Forbes: Coach Rand Pecknold forged a perennial contender at Quinnipiac from humble beginnings

April 06, 2023

Coach Rand Pecknold speaks with the media.

When Rand Pecknold took over as head coach of the Quinnipiac men’s ice hockey team in 1994, he was still a full-time history teacher at North Haven High School. It was hard to fill the roster, much less attract premier talent. And in the absence of a home arena, booking ice time at local rinks was, well, complicated.

“I'm not gonna lie,” Pecknold told Forbes in a riveting profile published Wednesday, on the eve of the second-seeded Bobcats’ Frozen Four matchup with No. 3 Michigan (ESPN2, ESPN-Plus, 8:30 p.m.) “It was a grind. But my two biggest things when I took over my first year was I gotta get some recruits in because the team hadn’t been very successful in the recent years before I got here. And number two was we got to get a better practice slot. I remember in year two, we got a 9:40 p.m. slot at another rink. It sounds crazy, but man, it was 100 times better.”
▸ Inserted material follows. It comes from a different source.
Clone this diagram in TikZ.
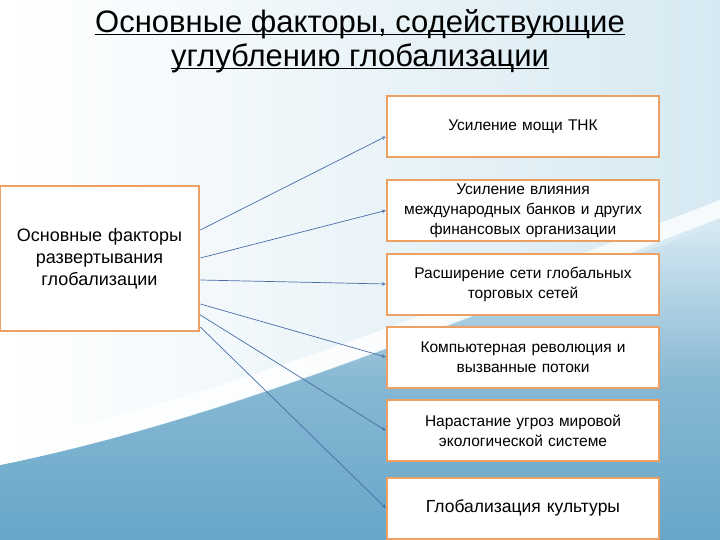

The article by contributor Tim Casey, entitled “How Quinnipiac University Became A Men’s College Hockey Power, Advanced To Frozen Four,” traces the lineage of an unlikely contender from the unique vantage point of the program’s 56-year-old patriarch.

The Bobcats are making their third appearance in the national semifinals in the span of a decade, marking a stunning rise from the dregs of Division II to college hockey’s upper echelon. Pecknold was the caretaker for the transformation, which included the construction of the state-of-the-art York Hill facility where prospects from around the world come .

Still, it’s worth revisiting the humble beginnings that laid the groundwork for Pecknold’s team-first approach. There are no superstars. No outsized egos. The players uphold and enforce a code of conduct that was established long before they arrived.

“We win because of our culture,” Pecknold said. “We have this phenomenal culture. We recruit high character, high hockey IQ kids that come in and they’re very selfless. We play a really good team game. We’re very detailed. And that allows us to compete with the Michigans and Minnesotas of the world.”